▶ **Exercise task**
Work through the data and report how many lines include the string "with", giving the number alone.

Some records
- - - -
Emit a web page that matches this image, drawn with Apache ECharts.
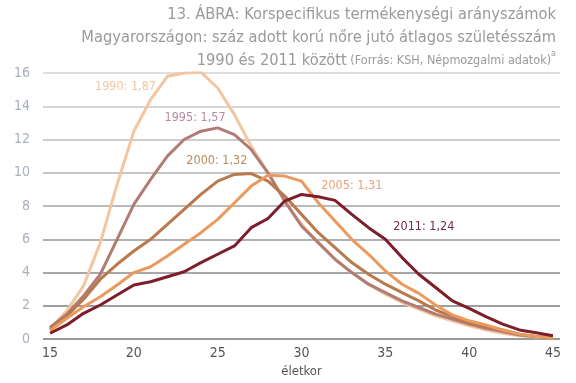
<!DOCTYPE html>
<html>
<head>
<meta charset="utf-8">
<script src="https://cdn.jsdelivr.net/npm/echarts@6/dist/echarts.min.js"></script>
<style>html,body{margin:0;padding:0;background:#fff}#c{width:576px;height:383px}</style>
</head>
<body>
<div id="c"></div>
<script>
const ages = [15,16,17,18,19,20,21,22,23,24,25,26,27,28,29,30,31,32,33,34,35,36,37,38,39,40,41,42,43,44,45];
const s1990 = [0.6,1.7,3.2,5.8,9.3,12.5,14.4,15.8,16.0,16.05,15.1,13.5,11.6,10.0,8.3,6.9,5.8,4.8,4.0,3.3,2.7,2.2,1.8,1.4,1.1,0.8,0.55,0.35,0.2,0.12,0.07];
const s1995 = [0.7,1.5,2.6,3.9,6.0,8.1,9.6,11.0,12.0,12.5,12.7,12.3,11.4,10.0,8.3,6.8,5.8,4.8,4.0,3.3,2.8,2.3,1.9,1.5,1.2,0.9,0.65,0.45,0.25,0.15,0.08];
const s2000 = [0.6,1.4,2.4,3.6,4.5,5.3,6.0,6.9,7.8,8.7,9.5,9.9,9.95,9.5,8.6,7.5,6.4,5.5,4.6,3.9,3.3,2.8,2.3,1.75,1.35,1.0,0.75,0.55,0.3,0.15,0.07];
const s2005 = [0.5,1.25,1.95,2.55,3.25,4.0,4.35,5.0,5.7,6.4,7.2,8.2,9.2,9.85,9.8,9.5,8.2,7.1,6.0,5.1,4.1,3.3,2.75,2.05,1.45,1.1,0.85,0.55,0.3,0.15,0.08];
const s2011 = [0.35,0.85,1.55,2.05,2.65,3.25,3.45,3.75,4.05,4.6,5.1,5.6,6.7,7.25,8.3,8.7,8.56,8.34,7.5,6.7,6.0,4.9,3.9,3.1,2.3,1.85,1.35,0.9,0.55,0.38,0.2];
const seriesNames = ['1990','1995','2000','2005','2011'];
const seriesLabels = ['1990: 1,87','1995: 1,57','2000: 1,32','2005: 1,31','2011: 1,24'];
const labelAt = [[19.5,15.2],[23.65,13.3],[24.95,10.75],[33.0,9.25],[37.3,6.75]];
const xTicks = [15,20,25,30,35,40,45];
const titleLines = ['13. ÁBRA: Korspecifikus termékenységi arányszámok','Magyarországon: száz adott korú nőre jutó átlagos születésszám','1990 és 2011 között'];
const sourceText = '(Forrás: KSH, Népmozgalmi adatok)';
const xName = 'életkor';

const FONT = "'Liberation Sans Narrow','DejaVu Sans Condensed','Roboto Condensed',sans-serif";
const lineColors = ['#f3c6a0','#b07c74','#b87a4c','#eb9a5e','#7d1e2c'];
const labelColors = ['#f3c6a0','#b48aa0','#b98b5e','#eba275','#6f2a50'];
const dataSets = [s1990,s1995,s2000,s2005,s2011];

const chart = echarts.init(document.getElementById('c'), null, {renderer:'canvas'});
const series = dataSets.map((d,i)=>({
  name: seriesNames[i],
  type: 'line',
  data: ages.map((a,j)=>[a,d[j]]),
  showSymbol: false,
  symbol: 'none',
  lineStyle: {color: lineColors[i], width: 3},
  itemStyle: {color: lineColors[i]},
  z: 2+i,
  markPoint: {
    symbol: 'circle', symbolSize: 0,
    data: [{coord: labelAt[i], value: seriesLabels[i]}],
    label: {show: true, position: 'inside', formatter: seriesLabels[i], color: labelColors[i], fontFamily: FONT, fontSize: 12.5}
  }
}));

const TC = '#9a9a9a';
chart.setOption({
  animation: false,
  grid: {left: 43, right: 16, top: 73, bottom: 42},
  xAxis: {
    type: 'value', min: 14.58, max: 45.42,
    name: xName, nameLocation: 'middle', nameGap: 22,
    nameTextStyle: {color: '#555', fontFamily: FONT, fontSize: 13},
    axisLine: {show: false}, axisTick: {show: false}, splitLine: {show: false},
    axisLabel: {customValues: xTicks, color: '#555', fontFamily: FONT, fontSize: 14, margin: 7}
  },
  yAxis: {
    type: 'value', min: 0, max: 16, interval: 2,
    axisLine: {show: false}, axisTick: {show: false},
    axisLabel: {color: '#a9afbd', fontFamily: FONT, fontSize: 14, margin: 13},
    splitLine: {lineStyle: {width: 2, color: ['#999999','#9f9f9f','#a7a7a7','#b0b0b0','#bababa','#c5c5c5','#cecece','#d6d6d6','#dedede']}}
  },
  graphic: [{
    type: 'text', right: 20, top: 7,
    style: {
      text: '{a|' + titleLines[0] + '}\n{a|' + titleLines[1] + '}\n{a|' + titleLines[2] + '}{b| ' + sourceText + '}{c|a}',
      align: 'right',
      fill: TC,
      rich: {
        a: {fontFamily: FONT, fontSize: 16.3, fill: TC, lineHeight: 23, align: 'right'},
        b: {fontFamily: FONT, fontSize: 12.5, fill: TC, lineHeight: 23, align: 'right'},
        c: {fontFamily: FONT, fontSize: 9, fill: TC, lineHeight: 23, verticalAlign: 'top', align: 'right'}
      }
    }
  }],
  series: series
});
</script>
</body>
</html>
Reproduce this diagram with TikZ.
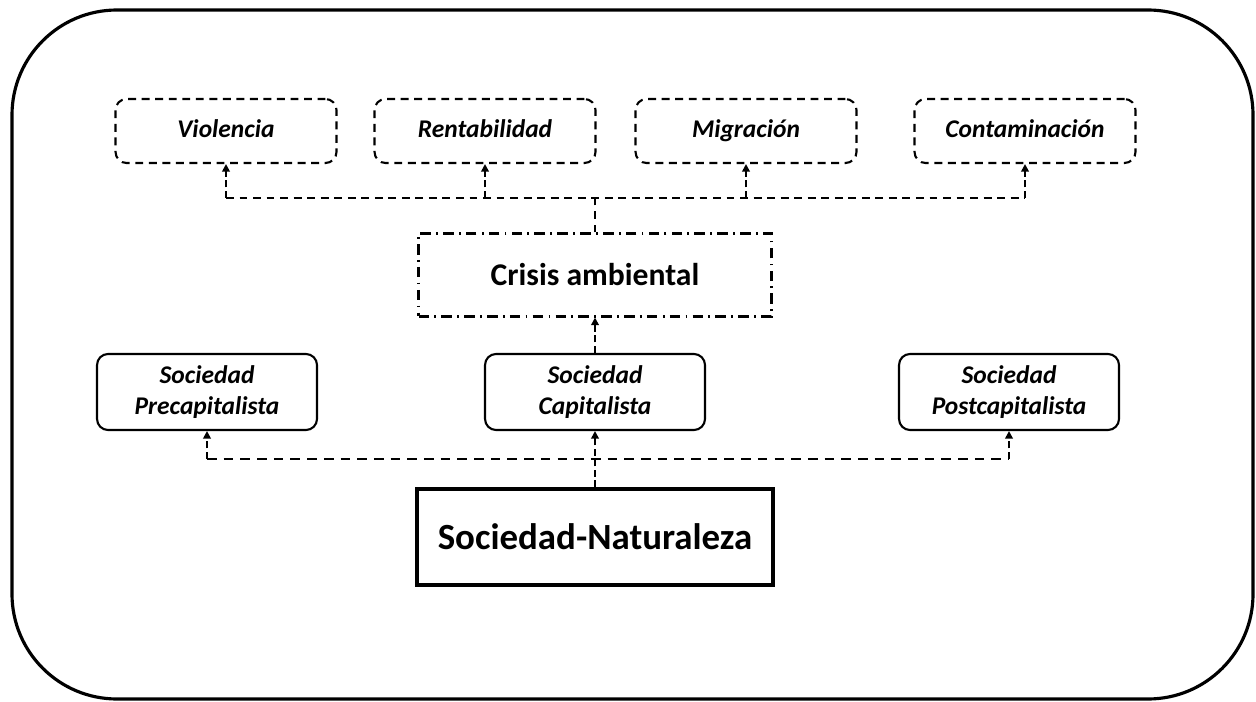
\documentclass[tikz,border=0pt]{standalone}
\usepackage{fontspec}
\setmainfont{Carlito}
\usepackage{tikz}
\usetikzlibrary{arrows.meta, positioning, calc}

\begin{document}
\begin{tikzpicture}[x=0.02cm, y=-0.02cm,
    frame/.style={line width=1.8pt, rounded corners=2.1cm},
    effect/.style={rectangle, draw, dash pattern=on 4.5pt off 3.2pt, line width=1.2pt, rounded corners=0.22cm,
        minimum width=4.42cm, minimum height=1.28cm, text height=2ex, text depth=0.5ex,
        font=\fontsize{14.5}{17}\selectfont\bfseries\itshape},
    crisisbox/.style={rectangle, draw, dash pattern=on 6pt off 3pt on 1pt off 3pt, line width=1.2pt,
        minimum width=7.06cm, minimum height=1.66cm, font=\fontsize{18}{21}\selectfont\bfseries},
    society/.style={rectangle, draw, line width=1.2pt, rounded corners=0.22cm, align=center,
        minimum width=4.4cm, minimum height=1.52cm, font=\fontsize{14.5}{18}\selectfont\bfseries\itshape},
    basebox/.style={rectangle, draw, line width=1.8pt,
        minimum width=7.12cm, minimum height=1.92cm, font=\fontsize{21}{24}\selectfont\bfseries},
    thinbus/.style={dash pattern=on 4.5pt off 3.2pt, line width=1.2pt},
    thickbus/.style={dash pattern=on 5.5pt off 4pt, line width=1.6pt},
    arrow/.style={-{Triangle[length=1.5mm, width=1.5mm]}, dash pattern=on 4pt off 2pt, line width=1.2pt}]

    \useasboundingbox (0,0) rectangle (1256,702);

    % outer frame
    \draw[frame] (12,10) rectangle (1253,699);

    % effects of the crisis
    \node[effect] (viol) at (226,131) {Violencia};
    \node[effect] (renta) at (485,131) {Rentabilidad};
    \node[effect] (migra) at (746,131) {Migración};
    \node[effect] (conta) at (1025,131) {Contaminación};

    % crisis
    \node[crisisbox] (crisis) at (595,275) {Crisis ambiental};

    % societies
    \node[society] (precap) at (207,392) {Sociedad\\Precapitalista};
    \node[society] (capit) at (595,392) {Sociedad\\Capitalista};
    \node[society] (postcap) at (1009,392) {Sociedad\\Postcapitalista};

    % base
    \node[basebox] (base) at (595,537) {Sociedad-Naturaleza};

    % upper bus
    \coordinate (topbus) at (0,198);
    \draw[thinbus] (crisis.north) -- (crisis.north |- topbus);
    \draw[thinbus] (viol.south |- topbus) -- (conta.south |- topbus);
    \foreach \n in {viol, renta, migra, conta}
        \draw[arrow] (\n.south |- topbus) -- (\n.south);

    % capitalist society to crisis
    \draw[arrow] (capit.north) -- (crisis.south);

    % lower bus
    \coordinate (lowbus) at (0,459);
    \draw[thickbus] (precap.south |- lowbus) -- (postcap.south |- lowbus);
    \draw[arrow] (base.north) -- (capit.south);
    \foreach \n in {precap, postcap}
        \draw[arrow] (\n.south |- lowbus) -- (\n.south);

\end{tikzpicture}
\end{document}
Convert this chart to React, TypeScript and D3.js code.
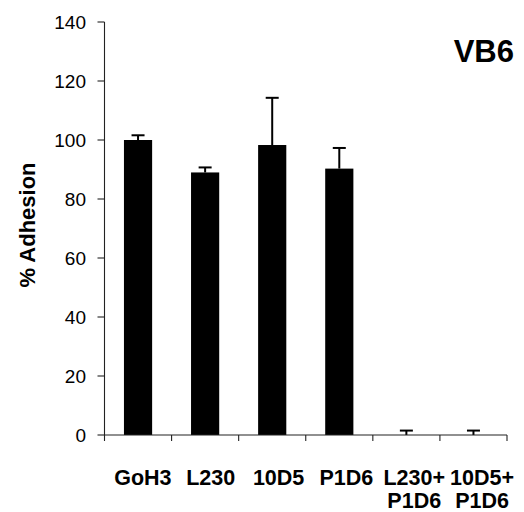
- - - -
▶ **Task response**
2